WHAT TO DO
Images are not part of the copy; write out the rest of the data exactly as given.

COLLECTED MATERIAL
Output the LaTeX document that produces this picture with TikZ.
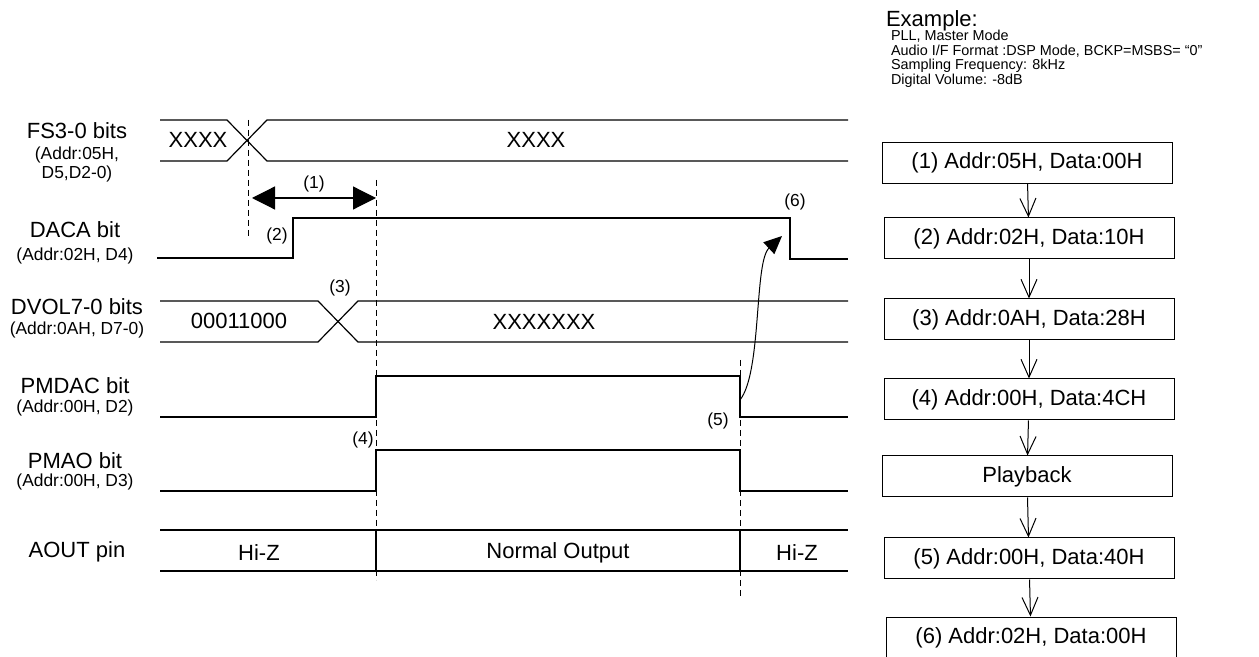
\documentclass[tikz,border=0pt]{standalone}
\usepackage{fontspec}
\setmainfont{Liberation Sans}
\usepackage{tikz}
\usetikzlibrary{arrows.meta}
\newcommand\bigtext  {\fontsize{11}{13}\selectfont}
\newcommand\midtext  {\fontsize{8.7}{10}\selectfont}
\newcommand\smalltext{\fontsize{7.2}{8.6}\selectfont}
\definecolor{inkline}{HTML}{000000}
\tikzset{
  wave/.style={inkline,line width=0.6pt},
  guide/.style={inkline,line width=0.5pt,dash pattern=on 3pt off 2pt},
  regbox/.style={draw=inkline,line width=0.5pt,minimum width=145pt,minimum height=20.5pt,inner sep=0pt,font=\bigtext},
  flow/.style={inkline,line width=0.5pt,-{Straight Barb[length=9pt,width=8pt]}},
  sig/.style={font=\bigtext},
  sub/.style={font=\midtext},
}

\begin{document}
\begin{tikzpicture}[x=0.5pt,y=-0.5pt]
\useasboundingbox (0,0) rectangle (1259,657);
% signal names
\node[sig] (nfs) at (77,131) {FS3-0 bits};
\node[sub] (afs) at (77,155) {(Addr:05H,};
\node[sub] (bfs) at (77,174) {D5,D2-0)};
\node[sig] (nda) at (75,230) {DACA bit};
\node[sub] (ada) at (75,256) {(Addr:02H, D4)};
\node[sig] (ndv) at (77,307) {DVOL7-0 bits};
\node[sub] (adv) at (77,330) {(Addr:0AH, D7-0)};
\node[sig] (npd) at (75,386) {PMDAC bit};
\node[sub] (apd) at (75,408) {(Addr:00H, D2)};
\node[sig] (npa) at (75,461) {PMAO bit};
\node[sub] (apa) at (75,482) {(Addr:00H, D3)};
\node[sig] (nao) at (77,552) {AOUT pin};
% waveforms
\draw[wave](160,120)--(227,120)--(267,161)--(848,161);
\draw[wave](160,161)--(227,161)--(267,120)--(848,120);
\draw[wave](157,258)--(293,258)--(293,218)--(790,218)--(790,259)--(848,259);
\draw[wave](160,301)--(318,301)--(358,342)--(848,342);
\draw[wave](160,342)--(318,342)--(358,301)--(848,301);
\draw[wave](160,417)--(376,417)--(376,376)--(740,376)--(740,417)--(848,417);
\draw[wave](160,491)--(376,491)--(376,450)--(740,450)--(740,491)--(848,491);
\draw[wave](160,530)--(848,530);
\draw[wave](160,571)--(848,571);
\draw[wave](376,530)--(376,571);
\draw[wave](740,530)--(740,571);
% dashed guides
\draw[guide](248,120)--(248,238);
\draw[guide](376,180)--(376,580);
\draw[guide](740,360)--(740,598);
% values
\node[sig] (vfs1) at (198,140) {XXXX};
\node[sig] (vfs2) at (536,140) {XXXX};
\node[sig] (vdv1) at (239,321) {00011000};
\node[sig] (vdv2) at (544,322) {XXXXXXX};
\node[sig] (vao1) at (259,553) {Hi-Z};
\node[sig] (vao2) at (558,553) {Normal Output};
\node[sig] (vao3) at (797,553) {Hi-Z};
% step marks
\node[sub] (s1) at (314,184) {(1)};
\node[sub] (s2) at (277,236) {(2)};
\node[sub] (s3) at (340,288) {(3)};
\node[sub] (s4) at (363,440) {(4)};
\node[sub] (s5) at (718,421) {(5)};
\node[sub] (s6) at (795,202) {(6)};
\coordinate (w1) at (252,198);
\coordinate (w2) at (376,198);
\draw[inkline,line width=0.6pt,{Triangle[length=11.5pt,width=11.5pt]}-{Triangle[length=11.5pt,width=11.5pt]}](w1)--(w2);
\coordinate (c5) at (740,400);
\coordinate (c6) at (782,236);
\draw[inkline,line width=0.5pt,-{Triangle[length=9pt,width=8pt]}](c5) .. controls (762,372) and (754,262) .. (c6);
% example settings
\node[font=\bigtext,anchor=west] (ex) at (879,21) {Example:};
\node[font=\smalltext,anchor=west] (ex1) at (884,36) {PLL, Master Mode};
\node[font=\smalltext,anchor=west] (ex2) at (884,51) {Audio I/F Format :DSP Mode, BCKP=MSBS= “0”};
\node[font=\smalltext,anchor=west] (ex3) at (884,66) {Sampling Frequency: 8kHz};
\node[font=\smalltext,anchor=west] (ex4) at (884,81) {Digital Volume: -8dB};
% register sequence
\node[regbox] (r1) at (1027,163) {(1) Addr:05H, Data:00H};
\node[regbox] (r2) at (1029,238.5) {(2) Addr:02H, Data:10H};
\node[regbox] (r3) at (1029,319.5) {(3) Addr:0AH, Data:28H};
\node[regbox] (r4) at (1029,399.5) {(4) Addr:00H, Data:4CH};
\node[regbox] (rp) at (1027,476.5) {Playback};
\node[regbox] (r5) at (1029,558.5) {(5) Addr:00H, Data:40H};
\node[regbox] (r6) at (1031,637.5) {(6) Addr:02H, Data:00H};
\draw[flow](r1)--(r2);
\draw[flow](r2)--(r3);
\draw[flow](r3)--(r4);
\draw[flow](r4)--(rp);
\draw[flow](rp)--(r5);
\draw[flow](r5)--(r6);
\end{tikzpicture}
\end{document}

FINAL RESULT
Output the LaTeX document that produces this picture with TikZ.
\documentclass[tikz,border=0pt]{standalone}
\usepackage{fontspec}
\setmainfont{Liberation Sans}
\usepackage{tikz}
\usetikzlibrary{arrows.meta}
\newcommand\bigtext  {\fontsize{11}{13}\selectfont}
\newcommand\midtext  {\fontsize{8.7}{10}\selectfont}
\newcommand\smalltext{\fontsize{7.2}{8.6}\selectfont}
\definecolor{inkline}{HTML}{000000}
\tikzset{
  wave/.style={inkline,line width=0.6pt},
  guide/.style={inkline,line width=0.5pt,dash pattern=on 3pt off 2pt},
  regbox/.style={draw=inkline,line width=0.5pt,minimum width=145pt,minimum height=20.5pt,inner sep=0pt,font=\bigtext},
  flow/.style={inkline,line width=0.5pt,-{Straight Barb[length=9pt,width=8pt]}},
  sig/.style={font=\bigtext},
  sub/.style={font=\midtext},
}

\begin{document}
\begin{tikzpicture}[x=0.5pt,y=-0.5pt]
\useasboundingbox (0,0) rectangle (1259,657);
% signal names
\node[sig] (nfs) at (77,131) {FS3-0 bits};
\node[sub] (afs) at (77,155) {(Addr:05H,};
\node[sub] (bfs) at (77,174) {D5,D2-0)};
\node[sig] (nda) at (75,230) {DACA bit};
\node[sub] (ada) at (75,256) {(Addr:02H, D4)};
\node[sig] (ndv) at (77,307) {DVOL7-0 bits};
\node[sub] (adv) at (77,330) {(Addr:0AH, D7-0)};
\node[sig] (npd) at (75,386) {PMDAC bit};
\node[sub] (apd) at (75,408) {(Addr:00H, D2)};
\node[sig] (npa) at (75,461) {PMAO bit};
\node[sub] (apa) at (75,482) {(Addr:00H, D3)};
\node[sig] (nao) at (77,552) {AOUT pin};
% waveforms
\draw[wave](160,120)--(227,120)--(267,161)--(848,161);
\draw[wave](160,161)--(227,161)--(267,120)--(848,120);
\draw[wave](157,258)--(293,258)--(293,218)--(790,218)--(790,259)--(848,259);
\draw[wave](160,301)--(318,301)--(358,342)--(848,342);
\draw[wave](160,342)--(318,342)--(358,301)--(848,301);
\draw[wave](160,417)--(376,417)--(376,376)--(740,376)--(740,417)--(848,417);
\draw[wave](160,491)--(376,491)--(376,450)--(740,450)--(740,491)--(848,491);
\draw[wave](160,530)--(848,530);
\draw[wave](160,571)--(848,571);
\draw[wave](376,530)--(376,571);
\draw[wave](740,530)--(740,571);
% dashed guides
\draw[guide](248,120)--(248,238);
\draw[guide](376,180)--(376,580);
\draw[guide](740,360)--(740,598);
% values
\node[sig] (vfs1) at (198,140) {XXXX};
\node[sig] (vfs2) at (536,140) {XXXX};
\node[sig] (vdv1) at (239,321) {00011000};
\node[sig] (vdv2) at (544,322) {XXXXXXX};
\node[sig] (vao1) at (259,553) {Hi-Z};
\node[sig] (vao2) at (558,553) {Normal Output};
\node[sig] (vao3) at (797,553) {Hi-Z};
% step marks
\node[sub] (s1) at (314,184) {(1)};
\node[sub] (s2) at (277,236) {(2)};
\node[sub] (s3) at (340,288) {(3)};
\node[sub] (s4) at (363,440) {(4)};
\node[sub] (s5) at (718,421) {(5)};
\node[sub] (s6) at (795,202) {(6)};
\coordinate (w1) at (252,198);
\coordinate (w2) at (376,198);
\draw[inkline,line width=0.6pt,{Triangle[length=11.5pt,width=11.5pt]}-{Triangle[length=11.5pt,width=11.5pt]}](w1)--(w2);
\coordinate (c5) at (740,400);
\coordinate (c6) at (782,236);
\draw[inkline,line width=0.5pt,-{Triangle[length=9pt,width=8pt]}](c5) .. controls (762,372) and (754,262) .. (c6);
% example settings
\node[font=\bigtext,anchor=west] (ex) at (879,21) {Example:};
\node[font=\smalltext,anchor=west] (ex1) at (884,36) {PLL, Master Mode};
\node[font=\smalltext,anchor=west] (ex2) at (884,51) {Audio I/F Format :DSP Mode, BCKP=MSBS= “0”};
\node[font=\smalltext,anchor=west] (ex3) at (884,66) {Sampling Frequency: 8kHz};
\node[font=\smalltext,anchor=west] (ex4) at (884,81) {Digital Volume: -8dB};
% register sequence
\node[regbox] (r1) at (1027,163) {(1) Addr:05H, Data:00H};
\node[regbox] (r2) at (1029,238.5) {(2) Addr:02H, Data:10H};
\node[regbox] (r3) at (1029,319.5) {(3) Addr:0AH, Data:28H};
\node[regbox] (r4) at (1029,399.5) {(4) Addr:00H, Data:4CH};
\node[regbox] (rp) at (1027,476.5) {Playback};
\node[regbox] (r5) at (1029,558.5) {(5) Addr:00H, Data:40H};
\node[regbox] (r6) at (1031,637.5) {(6) Addr:02H, Data:00H};
\draw[flow](r1)--(r2);
\draw[flow](r2)--(r3);
\draw[flow](r3)--(r4);
\draw[flow](r4)--(rp);
\draw[flow](rp)--(r5);
\draw[flow](r5)--(r6);
\end{tikzpicture}
\end{document}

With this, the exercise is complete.